January 12th
A crazy day in gas markets and an electricity system alert in Alberta, and oil production reaches 4 million barrels of oil per day.
It’s been a day of chaos in energy markets in Western Canada. The effect of a vicious cold snap has ravaged gas and electricity markets.
In gas markets, supply issues caused by freeze-ups along with the really high heating loads due to the current cold snap appear to have been behind curtailment on the Nova system. Below, you can see the list of bulletins issued, mostly for the Foothills system, through the day today.
This is already leading to spiking prices in BC, and there are signs things could get worse tomorrow.
As I write this, we’re also in a Grid Alert (!!!) on the Alberta electricity system, and things look to get pretty tight between now and 11pm.
The Alberta Electric System Operator (AESO) is, as shown below, expecting very thin margins of error for the next few hours, so let’s hope for no more plant outages.
With the H.R. Milner (300MW) and Sundance 6 (401 MW) natural gas plants offline, and almost no wind and no solar generation this evening, the AESO are asking for conservation and, you’d have to think, hoping it gets a bit windier.

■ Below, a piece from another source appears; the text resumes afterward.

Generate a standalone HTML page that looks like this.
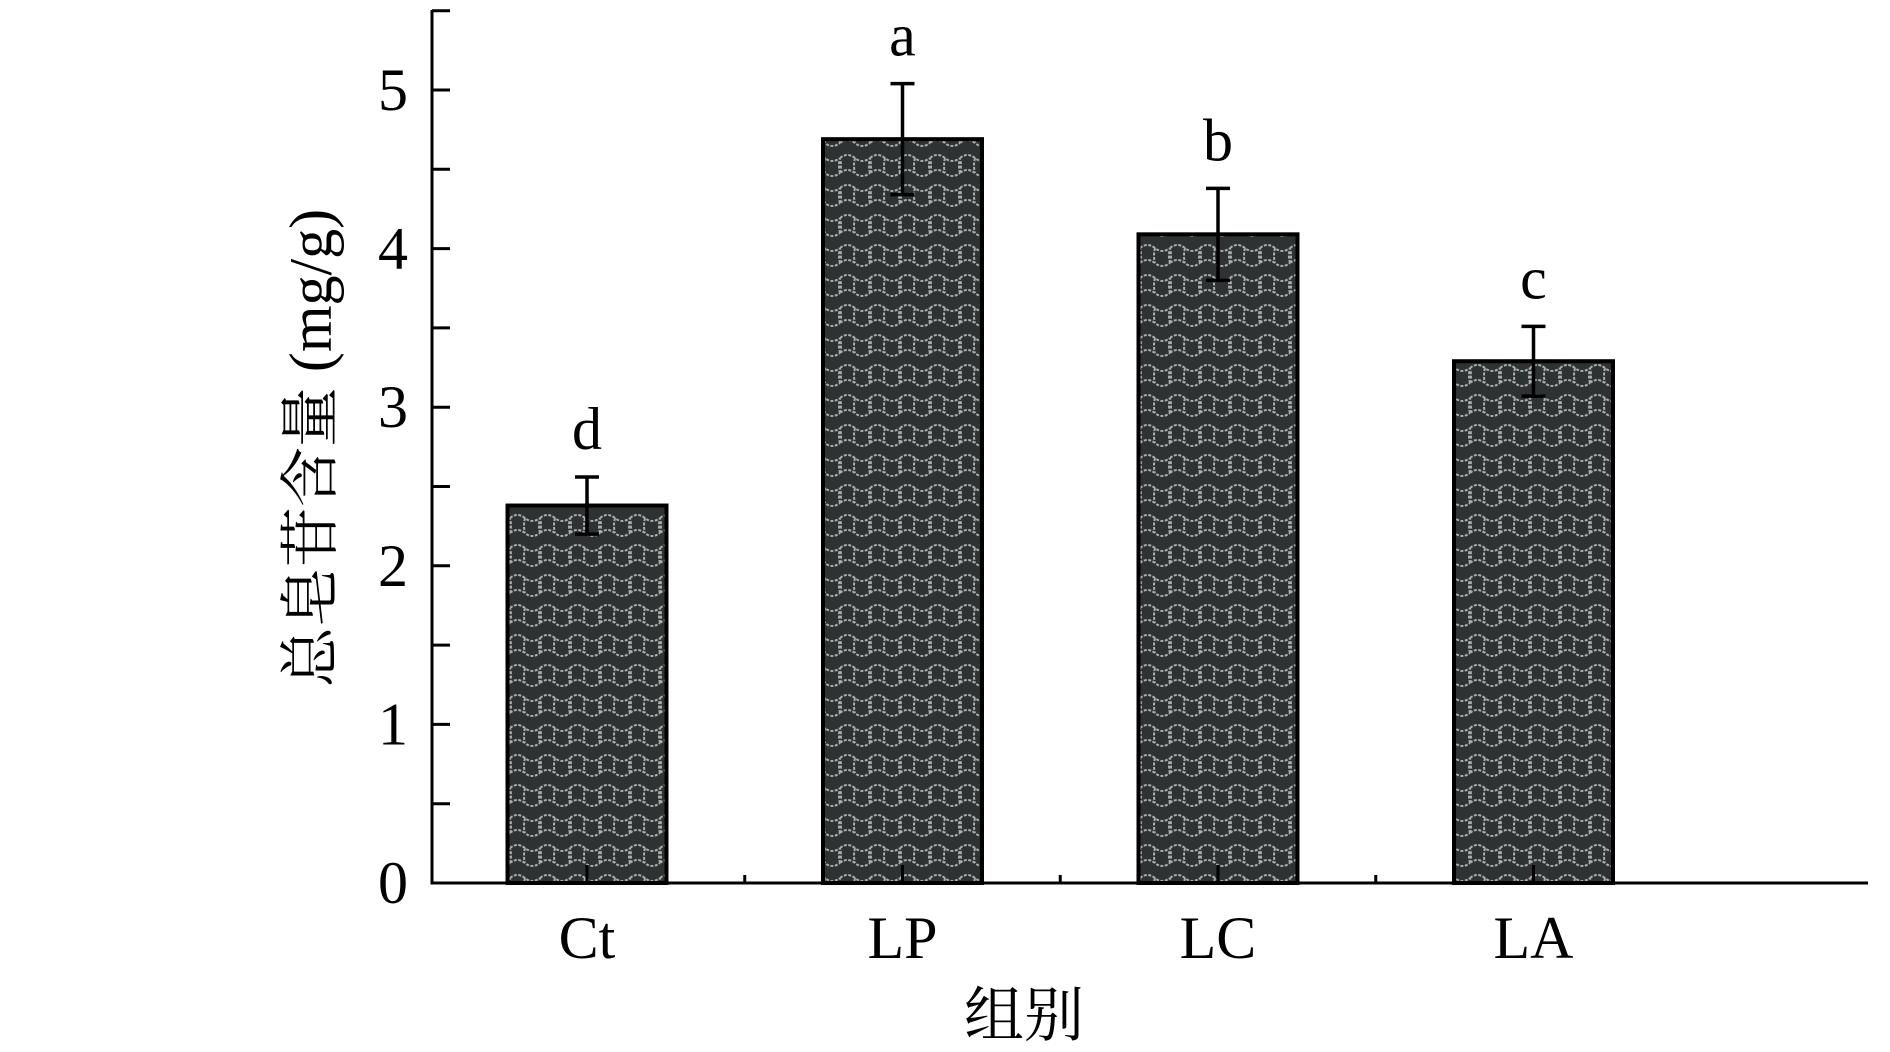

Unfortunately, that doesn’t appear to be in the cards for the next few days, as it’s expected to remain calm as temperatures remain low. Luckily, we should see lower peak demands on the weekend, so hopefully tonight will be the tightest the market gets. The wind seems to be tracking the AESO forecast, which at least means this was not an unexpected event.
Winter troughs present a big challenge for renewable generation in Alberta: when our demand is at it’s highest (we set an all-time record yesterday), both wind and solar generation tend to be at their lowest. And, yes, there’s already a tweet from the Premier.
I’m sure we’ll be hearing even more about this from the Premier in the coming days. Perhaps the Premier will find some solace in the fact that new data released this week shows that, for the first time, average oil production in Alberta averaged more than 4 million barrels per day in November.
As I told my students last week, it’s a great time to study energy because there is always something exciting going on.
I thought the reason renewables were bad was because gas generation couldn’t be ramped up quickly to deal with these situations. Guess not.
I'm still not certain of what the surprise was. Sundance 6 has been offline for a while. The day before they were comfortable there was 400 MW (maybe a couple of hours 200-400), but the loss of one 300 MW gas plant sent the market soaring - and that Milner unit actually returned to service a few hours into the alert.